学校で使うすぐれ教材は,必ず教師が授業するものなのである。
短い時間での授業(ユースウェア)これこそが,すばらしい効果を発揮するのだ。
『TOSS算数ワーク』は,家庭用教材として作ったものだ。
学校用教材と作り方は違う。
家で自分1人でやって,学習効果が上がるように作られている。
20年昔,進研ゼミ小学校教材の全部を設計した向山が,それを抜くものとして設計した教材である。
木田先生の報告のように,「学校の朝学」の時間に「やらせただけ」なのである。
それなのに,子どもたちは「難しかったけどまたやりたい」「分かりやすかった」と感想を書いているのである。
すぐれた教材,教具は世界共通だ。
先日,トモエそろばんの社長さんが,アメリカで流行している「アメリカ版百玉そろばん」を持ってきた。
大きさは,日本の子ども用と同じくらい。
玉は,プラスチックの円盤形である。
これでは,軽度知的障害の子は操作しにくいと思った。この子たちは,指先が不器用なのだ。厚い手袋をはめて,操作していると思えばいい。

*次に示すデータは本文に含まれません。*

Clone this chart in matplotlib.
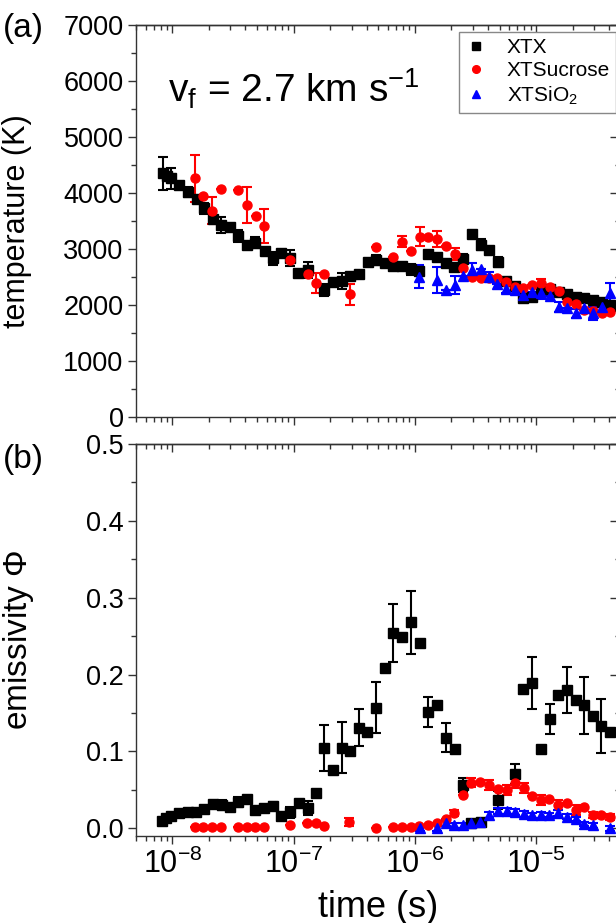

算数セットの「タイル」や「ブロック」など,この子たちには地獄の教材だ。しかも,入学早々,扱うことになるのである。
百玉そろばんは,不器用な子でも扱えるのだ。これは,すごく大きな違いだ。
ところで,アメリカ版百玉そろばんの価格を中央事務局で考えてもらった。
最も安く値をつけた先生が300円。多くは,800円前後。一番高くつけた先生は1500円だった。
正解は100ドル。1万1千円である。
一同,日本の百玉そろばんは,何と安いのだろうということになった。